En se concentrant sur les cas de Google et de Facebook, Zuboff démontre que la valeur créée par les grandes plateformes numériques découle de l’exploitation de données comportementales « cachées », comme les cookies (des fragments de code contenant des informations sur l’internaute, laissés sur son navigateur via les sites qu’il fréquente). Ce sont ces cookies qui assurent un profilage fin des internautes à leur insu. Ainsi, l’exploitation des données extraites à partir des comportements passés des individus (en ligne, mais également et de manière croissante dans le monde physique) permet des prédictions de plus en plus précises de leurs comportements futurs. Dès lors, selon l’auteur, le risque pour nos sociétés est qu’il devient possible d’inciter des individus à agir d’une certaine manière, à leur insu, et donc de les façonner.

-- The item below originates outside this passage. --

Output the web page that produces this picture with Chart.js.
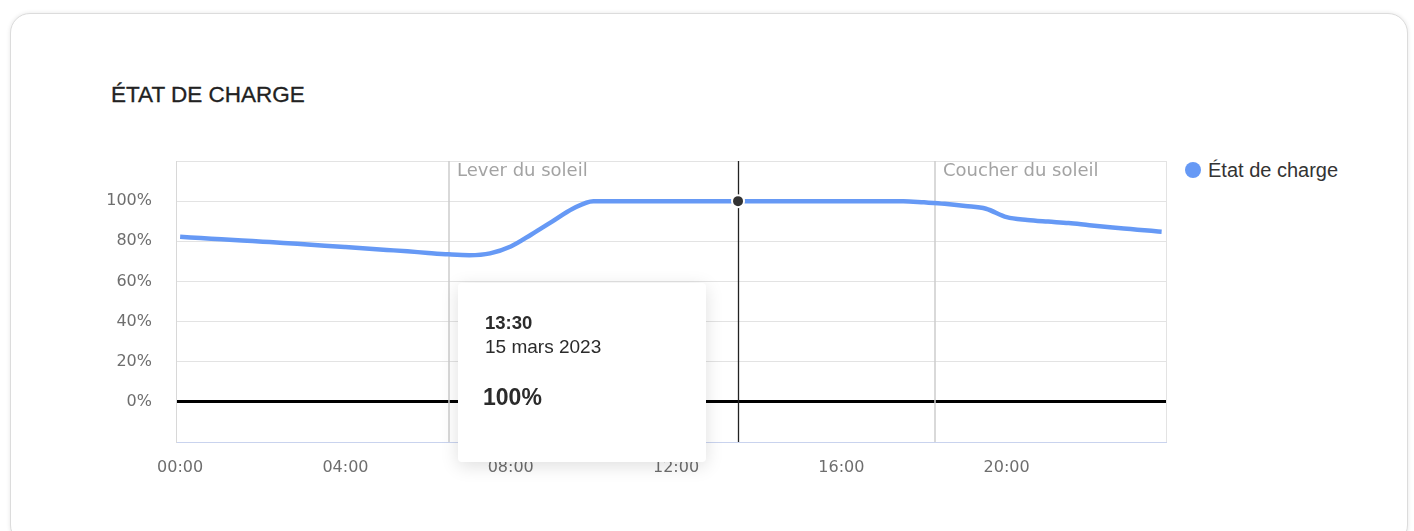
<!DOCTYPE html>
<html lang="fr">
<head>
<meta charset="utf-8">
<title>État de charge</title>
<script src="https://cdn.jsdelivr.net/npm/chart.js@4.4.1/dist/chart.umd.min.js"></script>
<style>
    html, body {
        margin: 0;
        padding: 0;
        background: #ffffff;
        width: 1414px;
        height: 531px;
        overflow: hidden;
    }
    .card {
        position: absolute;
        left: 10px;
        top: 13px;
        width: 1396px;
        height: 530px;
        border: 1px solid #dcdcdc;
        border-radius: 20px;
        box-shadow: 0 0 4px rgba(0, 0, 0, 0.10);
        background: #ffffff;
    }
    .title {
        position: absolute;
        left: 111px;
        top: 84px;
        font: 22.5px/22px "Liberation Sans", Arial, sans-serif;
        color: #222222;
        -webkit-text-stroke: 0.3px #222222;
        white-space: nowrap;
    }
    .legend {
        position: absolute;
        left: 1185px;
        top: 160px;
        height: 20px;
        font: 20px/20px "Liberation Sans", Arial, sans-serif;
        color: #333333;
        white-space: nowrap;
    }
    .legend .dot {
        position: absolute;
        left: 0;
        top: 2px;
        width: 16px;
        height: 16px;
        border-radius: 50%;
    }
    .legend .txt {
        position: absolute;
        left: 23px;
        top: 0;
    }
    .chart-box {
        position: absolute;
        left: 100px;
        top: 140px;
        width: 1070px;
        height: 362px;
    }
    #tip {
        position: absolute;
        width: 248px;
        height: 179px;
        background: #ffffff;
        border-radius: 4px;
        box-shadow: 0 4px 18px rgba(0, 0, 0, 0.13);
        box-sizing: border-box;
        padding: 28px 0 0 27px;
        font-family: "Liberation Sans", Arial, sans-serif;
        color: #2b2b2b;
        opacity: 0;
        pointer-events: none;
    }
    #tip .t1 { font-size: 18.5px; line-height: 24px; font-weight: bold; }
    #tip .t2 { font-size: 19px; line-height: 24px; }
    #tip .v { font-size: 23px; line-height: 28px; font-weight: bold; margin-top: 24px; margin-left: -2px; }
</style>
</head>
<body>
<div class="card"></div>
<div class="title">ÉTAT DE CHARGE</div>
<div class="legend"><span class="dot" id="legendDot"></span><span class="txt" id="legendTxt"></span></div>
<div class="chart-box">
    <canvas id="socChart"></canvas>
    <div id="tip"></div>
</div>
<script>
// Chart data
const timeLabels = ['00:00', '00:30', '01:00', '01:30', '02:00', '02:30', '03:00', '03:30', '04:00', '04:30', '05:00', '05:30',
    '06:00', '06:30', '07:00', '07:30', '08:00', '08:30', '09:00', '09:30', '10:00', '10:30', '11:00', '11:30',
    '12:00', '12:30', '13:00', '13:30', '14:00', '14:30', '15:00', '15:30', '16:00', '16:30', '17:00', '17:30',
    '18:00', '18:30', '19:00', '19:30', '20:00', '20:30', '21:00', '21:30', '22:00', '22:30', '23:00', '23:30', '23:45'];
const socValues = [82.2, 81.6, 81.0, 80.4, 79.8, 79.2, 78.5, 77.8, 77.1, 76.4, 75.7, 75.0,
    74.2, 73.5, 73.1, 74.0, 77.4, 83.4, 89.8, 96.2, 100, 100, 100, 100,
    100, 100, 100, 100, 100, 100, 100, 100, 100, 100, 100, 100,
    99.4, 98.7, 97.6, 96.2, 92.0, 90.6, 89.8, 89.1, 88.0, 87.0, 86.1, 85.2, 84.8];
const seriesName = 'État de charge';
const dayLabel = '15 mars 2023';
const hoverTime = '13:30';

const xTickHours = [0, 4, 8, 12, 16, 20];
const xTickLabels = ['00:00', '04:00', '08:00', '12:00', '16:00', '20:00'];
const yTickValues = [-20, 0, 20, 40, 60, 80, 100, 120];
const yTickLabels = ['', '0%', '20%', '40%', '60%', '80%', '100%', ''];

const sunEvents = [
    { label: 'Lever du soleil', time: '06:30' },
    { label: 'Coucher du soleil', time: '18:16' }
];

const lineColor = '#6699f5';

function toHours(t) {
    const p = t.split(':');
    return parseInt(p[0], 10) + parseInt(p[1], 10) / 60;
}

document.getElementById('legendDot').style.background = lineColor;
document.getElementById('legendTxt').textContent = seriesName;

// Sunrise / sunset lines + hover crosshair
const markersPlugin = {
    id: 'markers',
    beforeDatasetsDraw(chart) {
        const { ctx, chartArea } = chart;
        const x = chart.scales.x;
        ctx.save();
        // right border of the plot
        ctx.strokeStyle = '#e3e3e3';
        ctx.lineWidth = 1;
        ctx.beginPath();
        ctx.moveTo(chartArea.right - 0.5, chartArea.top);
        ctx.lineTo(chartArea.right - 0.5, chartArea.bottom);
        ctx.stroke();

        sunEvents.forEach(ev => {
            const px = Math.round(x.getPixelForValue(toHours(ev.time)));
            ctx.strokeStyle = '#cdcdcd';
            ctx.lineWidth = 1.5;
            ctx.beginPath();
            ctx.moveTo(px, chartArea.top);
            ctx.lineTo(px, chartArea.bottom);
            ctx.stroke();
            ctx.fillStyle = '#a3a3a3';
            ctx.font = '18px "DejaVu Sans"';
            ctx.textBaseline = 'middle';
            ctx.textAlign = 'left';
            ctx.fillText(ev.label, px + 8, chartArea.top + 10);
        });

        const active = chart.getActiveElements();
        if (active.length) {
            const ax = Math.round(active[0].element.x) + 0.5;
            ctx.strokeStyle = '#222222';
            ctx.lineWidth = 1.3;
            ctx.beginPath();
            ctx.moveTo(ax, chartArea.top);
            ctx.lineTo(ax, chartArea.bottom);
            ctx.stroke();
        }
        ctx.restore();
    }
};

function externalTooltip(context) {
    const { chart, tooltip } = context;
    const el = document.getElementById('tip');
    if (tooltip.opacity === 0) {
        el.style.opacity = 0;
        return;
    }
    const title = tooltip.title || [];
    const lines = [];
    (tooltip.body || []).forEach(b => b.lines.forEach(l => lines.push(l)));
    el.innerHTML = '<div class="t1">' + (title[0] || '') + '</div>' +
        '<div class="t2">' + (title[1] || '') + '</div>' +
        '<div class="v">' + (lines[0] || '') + '</div>';
    el.style.left = (tooltip.caretX - 280) + 'px';
    el.style.top = (chart.chartArea.top + 122) + 'px';
    el.style.opacity = 1;
}

Chart.defaults.font.family = '"DejaVu Sans", sans-serif';

const socCtx = document.getElementById('socChart');
const socChart = new Chart(socCtx, {
    type: 'line',
    data: {
        datasets: [{
            label: seriesName,
            data: timeLabels.map((t, i) => ({ x: toHours(t), y: socValues[i] })),
            borderColor: lineColor,
            backgroundColor: lineColor,
            borderWidth: 4.5,
            fill: false,
            cubicInterpolationMode: 'monotone',
            pointRadius: 0,
            pointHoverRadius: 6,
            pointHoverBackgroundColor: '#333333',
            pointHoverBorderColor: '#ffffff',
            pointHoverBorderWidth: 2
        }]
    },
    options: {
        responsive: true,
        maintainAspectRatio: false,
        animation: false,
        events: [],
        layout: {
            padding: { top: 21, right: 3, bottom: 0, left: 0 }
        },
        plugins: {
            legend: { display: false },
            tooltip: {
                enabled: false,
                external: externalTooltip,
                callbacks: {
                    title: function(items) {
                        return [timeLabels[items[0].dataIndex], dayLabel];
                    },
                    label: function(item) {
                        return item.parsed.y + '%';
                    }
                }
            }
        },
        scales: {
            x: {
                type: 'linear',
                min: -0.1,
                max: 23.88,
                afterBuildTicks: function(scale) {
                    scale.ticks = xTickHours.map(v => ({ value: v }));
                },
                afterFit: function(scale) {
                    scale.height = 60;
                },
                grid: { display: false, drawTicks: false },
                border: { display: false },
                ticks: {
                    color: '#6e6e6e',
                    font: { size: 16 },
                    padding: 16,
                    maxRotation: 0,
                    autoSkip: false,
                    callback: function(value, index) {
                        return xTickLabels[index];
                    }
                }
            },
            y: {
                min: -20,
                max: 120,
                afterBuildTicks: function(scale) {
                    scale.ticks = yTickValues.map(v => ({ value: v }));
                },
                afterFit: function(scale) {
                    scale.width = 76;
                    // labels padding must not push the plot down
                    scale.paddingTop = 0;
                    scale.paddingBottom = 0;
                },
                border: { display: true, color: '#d8d8d8', width: 1 },
                grid: {
                    drawTicks: false,
                    color: function(c) {
                        if (c.tick && c.tick.value === 0) return '#000000';
                        if (c.tick && c.tick.value === -20) return '#c9d3ee';
                        return '#e3e3e3';
                    },
                    lineWidth: function(c) {
                        return c.tick && c.tick.value === 0 ? 3 : 1;
                    }
                },
                ticks: {
                    color: '#6e6e6e',
                    font: { size: 16 },
                    padding: 24,
                    autoSkip: false,
                    callback: function(value, index) {
                        return yTickLabels[index];
                    }
                }
            }
        }
    },
    plugins: [markersPlugin]
});

// Show the hovered point like the reference screenshot
const hoverIndex = timeLabels.indexOf(hoverTime);
const hoverMeta = socChart.getDatasetMeta(0).data[hoverIndex];
socChart.tooltip.setActiveElements([{ datasetIndex: 0, index: hoverIndex }], { x: hoverMeta.x, y: hoverMeta.y });
socChart.setActiveElements([{ datasetIndex: 0, index: hoverIndex }]);
socChart.update();
</script>
</body>
</html>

L’argumentaire de Zuboff n’échappe pas toutefois à une certaine grandiloquence, au point même que certains techno-critiques pourtant acerbes comme Evgueny Morozov considèrent l’analyse de l’auteure trop alarmiste et pessimiste. Le portrait qui est dressé de la Silicon Valley est uniformément noir, ce qui grève la portée politique de son analyse. Selon Zuboff, la Silicon Valley est sous la coupe d’une idéologie instrumentaire radicale (un chapitre est consacré à instrumentarian power) dont l’objectif est de supplanter l’individualisme libéral par une ingénierie sociale à grande échelle. Elle affirme que Google et Facebook sont devenus le « contraire de la démocratie » – la formule est presque devenue mainstream dans la classe politique américaine depuis le scandale Cambridge Analytica et les fuites de données massives et successives qui concernent Facebook. Au final, le lecteur regrettera le manque de profondeur derrière la notion de « capitalisme de surveillance », laquelle aurait sans doute mérité une analyse davantage « micro » et politique. Il n’en reste pas moins que l’ouvrage donne du grain à moudre aux nécessaires et complexes formes de régulation à inventer pour encadrer l’action débridée des géants du numérique.